Par exemple, quelque pense d'un autre (cela peut arriver) "je vais te faire du mal" pour telle ou telle raison. Ce faisant il amagine que c'est lui qui pense cela d'un tiers alors qu'en réalité c'est un autre tiers (le "démon") qui lui souffle à lui qu'il va lui faire du mal. En donnant un porte-voix au mal-dire qui prend sa place, il se fait directement du mal à lui même car il s'est opéré une substitution de locuteur à son insu.

 

Dans la locution "je " te veux du mal, le référent réel du "je" n'est pas la personne mais le souffle du démon s'adressant à la l'être illusionné s'imaginant s'adresser à quelqu'un d'autre alors que quelqu'un d'autre a pris sa place. C'est pour ça que le démon est content quand il y a malveillance et toutes les formes du "mal-dire" : cela lui permet de prendre la place et de se substituer à autrui et peut aller jusqu'à la possession totale. 

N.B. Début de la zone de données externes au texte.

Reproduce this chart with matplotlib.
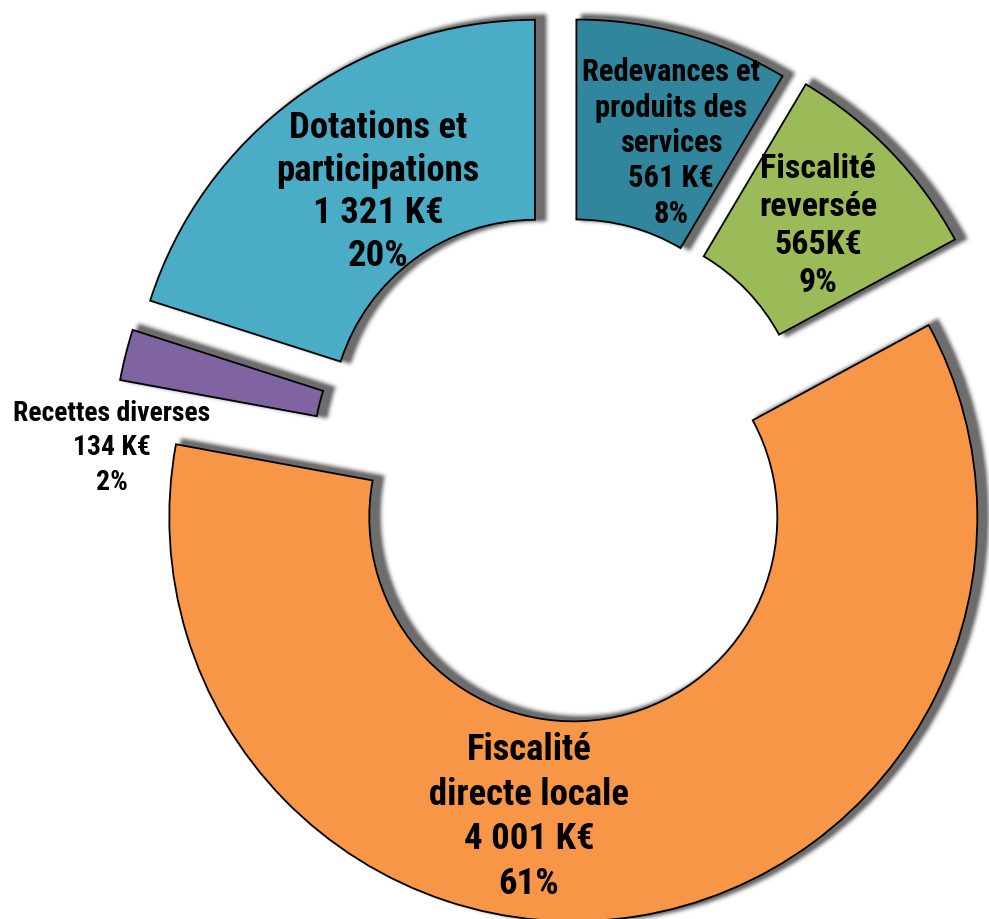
import numpy as np
import matplotlib
matplotlib.use("Agg")
import matplotlib.pyplot as plt
from matplotlib.patches import Wedge
from matplotlib.transforms import ScaledTranslation
from matplotlib import font_manager

# ---- data ----
categories = ["Redevances et\nproduits des\nservices", "Fiscalité\nreversée",
              "Fiscalité\ndirecte locale", "Recettes diverses", "Dotations et\nparticipations"]
values = [561, 565, 4001, 134, 1321]
value_labels = ["561 K€", "565K€", "4 001 K€", "134 K€", "1 321 K€"]
pct_labels = ["8%", "9%", "61%", "2%", "20%"]

# ---- style ----
colors = ["#31859C", "#9BBB59", "#F79646", "#8064A2", "#4BACC6"]
explode = [43, 48, 53, 49, 51]
label_pos = [(671, 777), (818, 694), (529, 103), (112, 472), (378, 728)]
label_size = [22, 24.5, 26.5, 20, 26.5]
label_spacing = [1.22, 1.25, 1.30, 1.34, 1.24]

names = {f.name for f in font_manager.fontManager.ttflist}
narrow = [n for n in ["Liberation Sans Narrow", "Roboto Condensed", "Open Sans Condensed",
                      "DejaVu Sans Condensed"] if n in names]
FONT = narrow + ["DejaVu Sans"]

fig = plt.figure(figsize=(9.89, 9.2), dpi=100)
ax = fig.add_axes([0, 0, 1, 1])

wedges, _ = ax.pie(values, radius=404, center=(565, 454), explode=explode,
                   startangle=90, counterclock=False, colors=colors,
                   wedgeprops=dict(width=200, edgecolor="black", linewidth=1.3))


def _blur(a, sigma):
    r = int(3 * sigma)
    x = np.arange(-r, r + 1)
    w = np.exp(-x ** 2 / (2 * sigma ** 2))
    w /= w.sum()
    out = np.zeros_like(a)
    for i, wi in enumerate(w):
        out += wi * np.roll(a, i - r, axis=0)
    out2 = np.zeros_like(a)
    for i, wi in enumerate(w):
        out2 += wi * np.roll(out, i - r, axis=1)
    return out2


def shadow_filter(im, dpi):
    pad = 14
    a = np.pad(im, ((pad, pad), (pad, pad), (0, 0)))
    alpha = _blur(a[:, :, 3], 2.0)
    out = np.empty_like(a)
    out[:, :, 0] = 0.43
    out[:, :, 1] = 0.43
    out[:, :, 2] = 0.43
    out[:, :, 3] = np.clip(alpha * 1.1, 0, 1)
    return out, -pad, -pad


offset = ScaledTranslation(8 / 100, 2 / 100, fig.dpi_scale_trans)
for w in wedges:
    w.set_zorder(2)
    s = Wedge(w.center, w.r, w.theta1, w.theta2, width=w.width,
              facecolor="#6e6e6e", edgecolor="#6e6e6e", linewidth=5,
              transform=ax.transData + offset, zorder=1)
    s.set_agg_filter(shadow_filter)
    s.set_rasterized(True)
    ax.add_patch(s)

for i, (cat, vl, pct) in enumerate(zip(categories, value_labels, pct_labels)):
    ax.text(label_pos[i][0], label_pos[i][1], f"{cat}\n{vl}\n{pct}",
            ha="center", va="center", fontsize=label_size[i], fontweight="bold",
            family=FONT, fontstretch="condensed", linespacing=label_spacing[i],
            zorder=5, color="black")

ax.set_xlim(0, 989)
ax.set_ylim(0, 920)
ax.set_aspect("equal")
ax.axis("off")

fig.savefig("out.png", dpi=100, facecolor="white")
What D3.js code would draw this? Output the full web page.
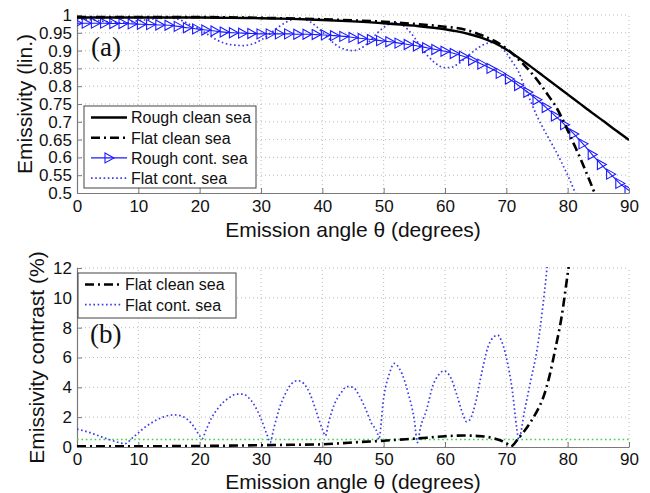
<!DOCTYPE html>
<html>
<head>
<meta charset="utf-8">
<script src="https://cdn.jsdelivr.net/npm/d3@7"></script>
<style>
  html, body { margin: 0; padding: 0; background: #fff; }
  svg { display: block; }
  text { font-family: "Liberation Sans", Arial, Helvetica, sans-serif; fill: #111; }
</style>
</head>
<body>
<svg id="chart" width="650" height="493"></svg>
<script>
// ---------- (a) emissivity versus emission angle ----------
const roughCleanAngles = [0,5,10,15,20,25,30,35,40,45,50,55,60,62,64,66,68,70,72,74,76,78,80,82,84,86,88,90];
const roughCleanSea    = [0.993,0.993,0.993,0.993,0.993,0.992,0.991,0.989,0.986,0.982,0.977,0.970,0.960,0.954,0.946,0.936,0.922,0.903,0.880,0.855,0.829,0.803,0.777,0.751,0.725,0.700,0.674,0.649];

const flatCleanAngles = [0,10,20,30,40,45,50,55,60,63,66,68,70,71,72,73,74,75,76,77,78,79,80,81,82,83,84,85];
const flatCleanSea    = [0.994,0.994,0.994,0.992,0.988,0.985,0.981,0.975,0.967,0.960,0.943,0.928,0.906,0.892,0.875,0.858,0.839,0.818,0.795,0.770,0.745,0.713,0.676,0.638,0.600,0.559,0.517,0.472];

// rough contaminated sea, one marker per sample (every 1.5 degrees)
const roughContAngles = [0,1.5,3,4.5,6,7.5,9,10.5,12,13.5,15,16.5,18,19.5,21,22.5,24,25.5,27,28.5,30,31.5,33,34.5,36,37.5,39,40.5,42,43.5,45,46.5,48,49.5,51,52.5,54,55.5,57,58.5,60,61.5,63,64.5,66,67.5,69,70.5,72,73.5,75,76.5,78,79.5,81,82.5,84,85.5,87,88.5,90];
const roughContSea    = [0.977,0.977,0.977,0.977,0.976,0.976,0.975,0.974,0.973,0.972,0.971,0.968,0.964,0.961,0.958,0.955,0.952,0.950,0.949,0.948,0.947,0.947,0.947,0.947,0.946,0.946,0.945,0.944,0.942,0.940,0.937,0.934,0.931,0.928,0.925,0.921,0.917,0.913,0.908,0.903,0.898,0.892,0.884,0.873,0.862,0.850,0.836,0.820,0.802,0.783,0.762,0.740,0.716,0.692,0.666,0.638,0.608,0.580,0.553,0.527,0.507];

const flatContAngles = d3.range(0, 83);
const flatContSea    = [0.989,0.988,0.987,0.985,0.983,0.981,0.980,0.978,0.978,0.981,0.984,0.986,0.988,0.990,0.991,0.992,0.990,0.985,0.977,0.968,0.960,0.949,0.938,0.928,0.921,0.917,0.915,0.914,0.916,0.921,0.930,0.941,0.955,0.968,0.979,0.986,0.990,0.988,0.981,0.968,0.952,0.935,0.919,0.908,0.902,0.900,0.904,0.915,0.932,0.950,0.965,0.975,0.978,0.972,0.958,0.937,0.912,0.889,0.871,0.858,0.852,0.853,0.861,0.874,0.889,0.903,0.914,0.921,0.923,0.912,0.893,0.868,0.840,0.797,0.756,0.716,0.682,0.651,0.620,0.586,0.550,0.510,0.470];

// ---------- (b) emissivity contrast (%) ----------
const contrastCleanAngles = [0,10,20,30,35,40,43,46,50,52,55,57,60,63,66,68,69,70,70.7,72,73,74,75,76,77,78,79,80,81];
const contrastCleanSea    = [0.05,0.05,0.07,0.12,0.15,0.18,0.25,0.33,0.42,0.48,0.56,0.62,0.72,0.77,0.72,0.58,0.45,0.25,0.03,0.6,1.1,1.7,2.4,3.3,4.7,6.6,8.7,11.6,14.5];

const contrastContAngles = [0,1,2,3,4,5,6,7,7.8,9,10,11,12,13,14,15,16,17,18,19,20,20.4,21,22,23,24,25,26,27,28,29,30,31,31.5,32,33,34,35,36,37,38,39,40,40.5,41,42,43,44,45,46,47,48,49,49.2,50,51,51.7,52.5,53,54,55,55.5,56,57,58,59,59.8,61,62,63,63.5,64,65,66,67,68,68.6,69,70,71,71.7,72,73,74,75,76,77];
const contrastContSea    = [1.2,1.1,0.98,0.83,0.68,0.53,0.4,0.28,0.22,0.6,0.95,1.3,1.58,1.82,2.0,2.12,2.15,2.08,1.85,1.4,0.75,0.55,1.1,2.0,2.6,3.05,3.35,3.55,3.55,3.3,2.75,1.9,0.8,0.3,1.1,2.6,3.6,4.25,4.45,4.25,3.55,2.4,1.2,0.75,1.6,2.9,3.6,4.05,4.0,3.45,2.6,1.6,0.9,0.5,3.3,5.0,5.6,5.3,4.9,3.6,1.8,0.3,1.3,2.5,4.1,4.85,5.1,4.6,3.4,2.1,1.7,1.8,3.0,5.0,6.7,7.4,7.5,7.3,6.0,3.7,1.25,0.5,2.5,4.5,6.5,9.6,13.5];

const thresholdAngles = [0, 90];
const thresholdLevel  = [0.5, 0.5];

// ---------- ticks and labels ----------
const xTicks = [0,10,20,30,40,50,60,70,80,90];
const yTicksA = [0.5,0.55,0.6,0.65,0.7,0.75,0.8,0.85,0.9,0.95,1];
const yTicksB = [0,2,4,6,8,10,12];
const xTitle = "Emission angle \u03b8 (degrees)";
const yTitleA = "Emissivity (lin.)";
const yTitleB = "Emissivity contrast (%)";
const legendA = ["Rough clean sea", "Flat clean sea", "Rough cont. sea", "Flat cont. sea"];
const legendB = ["Flat clean sea", "Flat cont. sea"];

// ---------- styles ----------
const BLUE = "#1a1aff";
const BLUE_DOT = "#3b3be8";
const styles = {
  roughClean: { stroke: "#000", width: 2.4, dash: null },
  flatClean:  { stroke: "#000", width: 2.6, dash: "9,4,2,4" },
  roughCont:  { stroke: BLUE, width: 1.1, dash: null },
  flatCont:   { stroke: BLUE_DOT, width: 1.7, dash: "1.6,2.6" },
  threshold:  { stroke: "#3ed43e", width: 1.6, dash: "1.6,2.8" }
};

const svg = d3.select("#chart");
const left = 77, right = 629;

function zip(a, b) { return a.map((v, i) => [v, b[i]]); }

function panel(id, yDomain, top, bottom, yTicks, yFmt, yTitle, yTitleX, xPad, xTitleGap) {
  const x = d3.scaleLinear().domain([0, 90]).range([left, right]);
  const y = d3.scaleLinear().domain(yDomain).range([bottom, top]);
  const g = svg.append("g");

  g.append("clipPath").attr("id", "clip-" + id)
    .append("rect").attr("x", left).attr("y", top - 1)
    .attr("width", right - left).attr("height", bottom - top + 1);

  // dotted grid
  const grid = g.append("g").attr("stroke", "#a8a8a8").attr("stroke-width", 0.8)
    .attr("stroke-dasharray", "1,3");
  grid.selectAll(".gx").data(xTicks.slice(1)).join("line")
    .attr("x1", d => x(d)).attr("x2", d => x(d)).attr("y1", bottom).attr("y2", top);
  grid.selectAll(".gy").data(yTicks.slice(1)).join("line")
    .attr("x1", left).attr("x2", right).attr("y1", d => y(d)).attr("y2", d => y(d));

  // axes with inward ticks
  const ax = g.append("g").attr("transform", `translate(0,${bottom})`)
    .call(d3.axisBottom(x).tickValues(xTicks).tickSizeInner(-5).tickSizeOuter(0).tickPadding(xPad));
  const ay = g.append("g").attr("transform", `translate(${left},0)`)
    .call(d3.axisLeft(y).tickValues(yTicks).tickFormat(yFmt).tickSizeInner(-5).tickSizeOuter(0).tickPadding(5));
  [ax, ay].forEach(a => {
    a.select(".domain").attr("stroke", "#7a7a7a").attr("stroke-width", 1.2);
    a.selectAll(".tick line").attr("stroke", "#7a7a7a");
    a.selectAll(".tick text").attr("font-size", 17)
      .attr("font-family", "'Liberation Sans', Arial, Helvetica, sans-serif").attr("fill", "#111");
  });

  g.append("text").attr("x", (left + right) / 2).attr("y", bottom + xTitleGap)
    .attr("text-anchor", "middle").attr("font-size", 21).text(xTitle);
  g.append("text").attr("transform", `translate(${yTitleX},${(top + bottom) / 2}) rotate(-90)`)
    .attr("text-anchor", "middle").attr("font-size", 21).text(yTitle);

  const plot = g.append("g").attr("clip-path", `url(#clip-${id})`);
  return { x, y, g, plot };
}

function drawLine(p, angles, values, st, curve) {
  const line = d3.line().x(d => p.x(d[0])).y(d => p.y(d[1])).curve(curve || d3.curveMonotoneX);
  return p.plot.append("path").datum(zip(angles, values))
    .attr("d", line).attr("fill", "none")
    .attr("stroke", st.stroke).attr("stroke-width", st.width)
    .attr("stroke-dasharray", st.dash).attr("stroke-linejoin", "round");
}

const triangle = "M-4,-5L5,0L-4,5Z";

// ----- panel (a) -----
const pa = panel("a", [0.5, 1], 15, 193, yTicksA, d3.format("~g"), yTitleA, 32, 7, 44);
drawLine(pa, flatContAngles, flatContSea, styles.flatCont);
drawLine(pa, roughContAngles, roughContSea, styles.roughCont);
pa.plot.append("g").selectAll("path").data(zip(roughContAngles, roughContSea)).join("path")
  .attr("d", triangle).attr("transform", d => `translate(${pa.x(d[0])},${pa.y(d[1])})`)
  .attr("fill", "none").attr("stroke", BLUE).attr("stroke-width", 1.1);
drawLine(pa, roughCleanAngles, roughCleanSea, styles.roughClean);
drawLine(pa, flatCleanAngles, flatCleanSea, styles.flatClean);

pa.g.append("text").attr("x", 91).attr("y", 56).attr("font-size", 27)
  .style("font-family", "'Liberation Serif', 'Times New Roman', serif").text("(a)");

function legend(p, x0, y0, w, h, items) {
  const lg = p.g.append("g");
  lg.append("rect").attr("x", x0).attr("y", y0).attr("width", w).attr("height", h)
    .attr("fill", "#fff").attr("stroke", "#444").attr("stroke-width", 1);
  items.forEach((it, i) => {
    const cy = y0 + 11.5 + i * 20.2;
    lg.append("line").attr("x1", x0 + 7).attr("x2", x0 + 43).attr("y1", cy).attr("y2", cy)
      .attr("stroke", it.st.stroke).attr("stroke-width", it.st.width).attr("stroke-dasharray", it.st.dash);
    if (it.marker) {
      lg.append("path").attr("d", triangle).attr("transform", `translate(${x0 + 25},${cy})`)
        .attr("fill", "none").attr("stroke", BLUE).attr("stroke-width", 1.1);
    }
    lg.append("text").attr("x", x0 + 47).attr("y", cy + 5.8).attr("font-size", 16).text(it.label);
  });
}

legend(pa, 84, 106, 172, 82, [
  { label: legendA[0], st: styles.roughClean },
  { label: legendA[1], st: styles.flatClean },
  { label: legendA[2], st: styles.roughCont, marker: true },
  { label: legendA[3], st: styles.flatCont }
]);

// ----- panel (b) -----
const pb = panel("b", [0, 12], 268, 447, yTicksB, d3.format("d"), yTitleB, 44, 6, 42);
drawLine(pb, thresholdAngles, thresholdLevel, styles.threshold, d3.curveLinear);
drawLine(pb, contrastContAngles, contrastContSea, styles.flatCont);
drawLine(pb, contrastCleanAngles, contrastCleanSea, styles.flatClean);

pb.g.append("text").attr("x", 90).attr("y", 343).attr("font-size", 27)
  .style("font-family", "'Liberation Serif', 'Times New Roman', serif").text("(b)");

legend(pb, 78, 273, 158, 45, [
  { label: legendB[0], st: styles.flatClean },
  { label: legendB[1], st: styles.flatCont }
]);
</script>
</body>
</html>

On remarquera que le principe de cette possession représente le contraire de l'action du Christ sur la croix qui va venir se "substituer" au vieil Adam cause formelle de nos péchés ou tout au moins nous donner un modèle valide d'actions sanctifiantes. 

La prière est l'inverse de la malédiction puisqu'elle enveloppe autrui d'une affection dans le souci d'un salut commun. Mais la malédiction est une prière déformée et unilatérale dans laquelle un des protagonistes se cache, car il ne supporte pas l'échange réciproque, à savoir le fondement énergétique du souffle d'amour qui circule. Si les deux termes sont mutuellement visibles on appelle cela une vision face à face dont il existe tous les degrés menant d'une aperception fugitive à une union stable et complète, d'une vision arrachée subrepticement à un mariage librement consenti.